Pull every line containing the word "this" from the records.

#### Input

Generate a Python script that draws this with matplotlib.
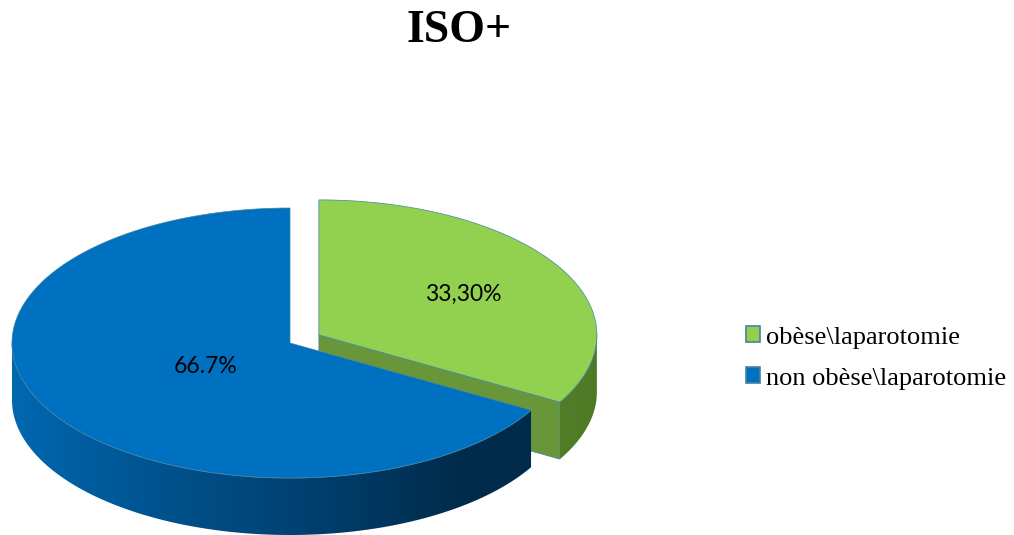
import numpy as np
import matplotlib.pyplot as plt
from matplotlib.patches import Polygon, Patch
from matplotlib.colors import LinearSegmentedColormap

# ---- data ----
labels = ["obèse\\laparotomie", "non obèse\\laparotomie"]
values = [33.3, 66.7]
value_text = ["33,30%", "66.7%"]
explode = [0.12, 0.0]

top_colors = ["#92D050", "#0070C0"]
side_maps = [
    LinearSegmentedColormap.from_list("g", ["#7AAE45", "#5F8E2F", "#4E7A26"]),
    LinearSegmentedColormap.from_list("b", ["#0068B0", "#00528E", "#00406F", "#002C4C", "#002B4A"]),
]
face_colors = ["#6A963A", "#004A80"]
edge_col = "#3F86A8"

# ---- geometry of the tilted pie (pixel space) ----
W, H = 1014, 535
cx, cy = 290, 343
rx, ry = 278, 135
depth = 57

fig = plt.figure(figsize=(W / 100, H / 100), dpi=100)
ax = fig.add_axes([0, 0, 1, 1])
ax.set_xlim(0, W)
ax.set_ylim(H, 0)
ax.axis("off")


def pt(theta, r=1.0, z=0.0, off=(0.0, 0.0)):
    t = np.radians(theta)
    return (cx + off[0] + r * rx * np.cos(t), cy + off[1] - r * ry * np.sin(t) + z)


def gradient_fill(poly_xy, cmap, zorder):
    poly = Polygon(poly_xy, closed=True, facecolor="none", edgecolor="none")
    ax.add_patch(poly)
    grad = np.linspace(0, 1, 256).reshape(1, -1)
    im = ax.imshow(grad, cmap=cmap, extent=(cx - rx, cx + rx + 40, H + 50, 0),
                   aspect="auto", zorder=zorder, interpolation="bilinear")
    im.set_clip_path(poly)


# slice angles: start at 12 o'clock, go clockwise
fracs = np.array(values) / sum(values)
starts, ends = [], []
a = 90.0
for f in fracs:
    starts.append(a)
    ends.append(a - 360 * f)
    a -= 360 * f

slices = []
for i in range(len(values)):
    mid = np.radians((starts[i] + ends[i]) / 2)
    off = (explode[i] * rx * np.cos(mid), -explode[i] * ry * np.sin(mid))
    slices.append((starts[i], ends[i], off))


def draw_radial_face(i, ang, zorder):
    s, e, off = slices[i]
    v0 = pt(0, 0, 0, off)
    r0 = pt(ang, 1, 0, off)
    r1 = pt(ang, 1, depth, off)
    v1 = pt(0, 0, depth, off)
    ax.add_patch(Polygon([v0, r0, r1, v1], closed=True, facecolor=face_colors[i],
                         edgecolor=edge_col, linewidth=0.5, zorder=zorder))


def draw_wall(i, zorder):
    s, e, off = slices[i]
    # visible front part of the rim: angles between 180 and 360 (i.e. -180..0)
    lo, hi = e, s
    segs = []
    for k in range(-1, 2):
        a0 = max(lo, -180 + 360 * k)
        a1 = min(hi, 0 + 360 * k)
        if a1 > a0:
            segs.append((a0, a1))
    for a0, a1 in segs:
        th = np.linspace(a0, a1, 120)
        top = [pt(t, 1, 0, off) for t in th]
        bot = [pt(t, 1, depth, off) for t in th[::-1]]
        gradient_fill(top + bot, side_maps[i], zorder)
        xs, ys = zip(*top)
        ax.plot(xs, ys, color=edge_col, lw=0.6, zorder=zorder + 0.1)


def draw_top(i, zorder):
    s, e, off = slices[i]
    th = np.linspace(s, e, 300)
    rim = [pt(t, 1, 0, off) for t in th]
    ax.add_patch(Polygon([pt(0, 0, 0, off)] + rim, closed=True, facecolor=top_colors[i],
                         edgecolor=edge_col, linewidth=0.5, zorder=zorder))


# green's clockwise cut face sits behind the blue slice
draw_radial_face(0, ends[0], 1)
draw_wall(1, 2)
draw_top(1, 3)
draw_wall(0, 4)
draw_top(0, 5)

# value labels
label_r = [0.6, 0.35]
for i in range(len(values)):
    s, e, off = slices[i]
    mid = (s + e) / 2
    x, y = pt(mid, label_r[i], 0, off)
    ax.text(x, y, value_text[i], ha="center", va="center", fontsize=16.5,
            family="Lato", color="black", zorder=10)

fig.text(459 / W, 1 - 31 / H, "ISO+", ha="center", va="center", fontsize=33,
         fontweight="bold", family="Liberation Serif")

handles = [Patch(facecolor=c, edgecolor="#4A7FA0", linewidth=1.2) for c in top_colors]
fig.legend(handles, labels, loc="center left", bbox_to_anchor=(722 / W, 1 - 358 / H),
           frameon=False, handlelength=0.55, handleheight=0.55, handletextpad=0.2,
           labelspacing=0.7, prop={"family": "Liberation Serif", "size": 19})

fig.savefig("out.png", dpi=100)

########
#### Input

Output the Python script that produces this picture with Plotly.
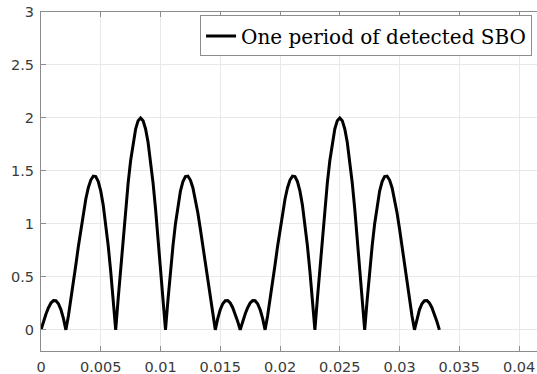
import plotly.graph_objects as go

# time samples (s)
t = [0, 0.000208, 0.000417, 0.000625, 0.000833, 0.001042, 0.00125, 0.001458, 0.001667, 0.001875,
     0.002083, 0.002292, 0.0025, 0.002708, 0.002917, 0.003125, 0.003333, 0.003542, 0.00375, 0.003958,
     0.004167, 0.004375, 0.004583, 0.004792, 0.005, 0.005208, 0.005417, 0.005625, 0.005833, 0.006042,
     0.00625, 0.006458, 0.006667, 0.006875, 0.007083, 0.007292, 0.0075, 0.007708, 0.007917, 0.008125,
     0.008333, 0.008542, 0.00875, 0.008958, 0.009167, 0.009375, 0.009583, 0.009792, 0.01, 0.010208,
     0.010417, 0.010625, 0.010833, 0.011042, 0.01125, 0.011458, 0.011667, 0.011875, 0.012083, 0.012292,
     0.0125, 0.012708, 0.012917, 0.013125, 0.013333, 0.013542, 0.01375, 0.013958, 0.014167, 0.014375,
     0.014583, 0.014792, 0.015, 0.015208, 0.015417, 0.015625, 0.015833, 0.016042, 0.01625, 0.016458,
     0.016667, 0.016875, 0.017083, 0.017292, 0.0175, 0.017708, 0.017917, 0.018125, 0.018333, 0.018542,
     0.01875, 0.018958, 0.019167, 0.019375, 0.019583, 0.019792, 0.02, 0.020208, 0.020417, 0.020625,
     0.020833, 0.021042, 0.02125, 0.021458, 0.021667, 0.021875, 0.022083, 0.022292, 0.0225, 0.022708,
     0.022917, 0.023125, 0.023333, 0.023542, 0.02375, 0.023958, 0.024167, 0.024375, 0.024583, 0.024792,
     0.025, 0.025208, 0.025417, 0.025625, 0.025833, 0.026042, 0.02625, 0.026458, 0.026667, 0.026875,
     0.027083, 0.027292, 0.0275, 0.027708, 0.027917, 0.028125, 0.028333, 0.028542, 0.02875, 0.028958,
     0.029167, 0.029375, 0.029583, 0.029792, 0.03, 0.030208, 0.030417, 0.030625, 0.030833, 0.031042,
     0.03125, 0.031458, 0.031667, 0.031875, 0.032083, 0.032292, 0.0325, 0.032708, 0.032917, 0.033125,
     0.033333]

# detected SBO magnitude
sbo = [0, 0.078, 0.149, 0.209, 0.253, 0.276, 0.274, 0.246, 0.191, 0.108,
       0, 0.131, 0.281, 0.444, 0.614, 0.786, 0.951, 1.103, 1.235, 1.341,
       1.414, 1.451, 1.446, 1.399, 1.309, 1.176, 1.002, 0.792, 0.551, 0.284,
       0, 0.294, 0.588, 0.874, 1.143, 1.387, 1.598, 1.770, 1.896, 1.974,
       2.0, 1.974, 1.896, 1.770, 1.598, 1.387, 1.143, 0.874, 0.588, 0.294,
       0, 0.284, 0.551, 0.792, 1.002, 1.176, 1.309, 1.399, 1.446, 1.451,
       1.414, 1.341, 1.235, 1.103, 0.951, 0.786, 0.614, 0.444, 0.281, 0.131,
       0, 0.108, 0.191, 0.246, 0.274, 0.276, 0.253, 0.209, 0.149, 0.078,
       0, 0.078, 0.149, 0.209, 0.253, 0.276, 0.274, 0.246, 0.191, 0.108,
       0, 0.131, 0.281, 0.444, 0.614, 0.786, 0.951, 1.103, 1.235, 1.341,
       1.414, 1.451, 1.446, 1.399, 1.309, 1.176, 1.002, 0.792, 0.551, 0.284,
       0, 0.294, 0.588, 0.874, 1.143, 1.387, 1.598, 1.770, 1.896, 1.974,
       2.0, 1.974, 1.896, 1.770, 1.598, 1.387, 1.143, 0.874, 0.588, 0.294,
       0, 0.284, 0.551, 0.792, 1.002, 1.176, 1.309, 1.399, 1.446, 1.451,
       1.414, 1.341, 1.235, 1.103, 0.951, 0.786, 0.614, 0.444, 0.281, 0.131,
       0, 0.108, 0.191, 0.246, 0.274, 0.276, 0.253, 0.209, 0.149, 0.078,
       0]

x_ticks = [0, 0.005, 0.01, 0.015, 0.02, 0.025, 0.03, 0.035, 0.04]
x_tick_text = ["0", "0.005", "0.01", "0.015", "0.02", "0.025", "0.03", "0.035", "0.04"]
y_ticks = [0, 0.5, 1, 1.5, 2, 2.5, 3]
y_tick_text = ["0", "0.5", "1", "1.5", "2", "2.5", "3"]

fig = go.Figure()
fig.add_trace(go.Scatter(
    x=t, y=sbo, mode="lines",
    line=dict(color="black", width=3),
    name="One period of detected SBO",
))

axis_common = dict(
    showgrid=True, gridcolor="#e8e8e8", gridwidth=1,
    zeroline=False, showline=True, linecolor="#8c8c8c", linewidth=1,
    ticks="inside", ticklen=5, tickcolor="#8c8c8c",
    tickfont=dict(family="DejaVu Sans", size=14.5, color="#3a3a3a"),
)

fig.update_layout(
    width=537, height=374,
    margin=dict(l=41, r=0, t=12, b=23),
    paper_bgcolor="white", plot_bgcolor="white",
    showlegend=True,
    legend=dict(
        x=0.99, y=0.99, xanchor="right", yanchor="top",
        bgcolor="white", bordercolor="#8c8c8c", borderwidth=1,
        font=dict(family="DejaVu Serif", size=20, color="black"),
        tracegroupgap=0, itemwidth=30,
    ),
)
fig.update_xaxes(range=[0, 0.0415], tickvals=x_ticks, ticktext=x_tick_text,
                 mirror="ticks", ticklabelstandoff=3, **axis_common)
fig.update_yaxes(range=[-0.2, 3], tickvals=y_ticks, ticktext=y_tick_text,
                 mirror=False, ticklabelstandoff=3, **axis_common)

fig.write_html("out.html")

########

▸ **Expected output**:
Generate a Python script that draws this with matplotlib.
Output the Python script that produces this picture with Plotly.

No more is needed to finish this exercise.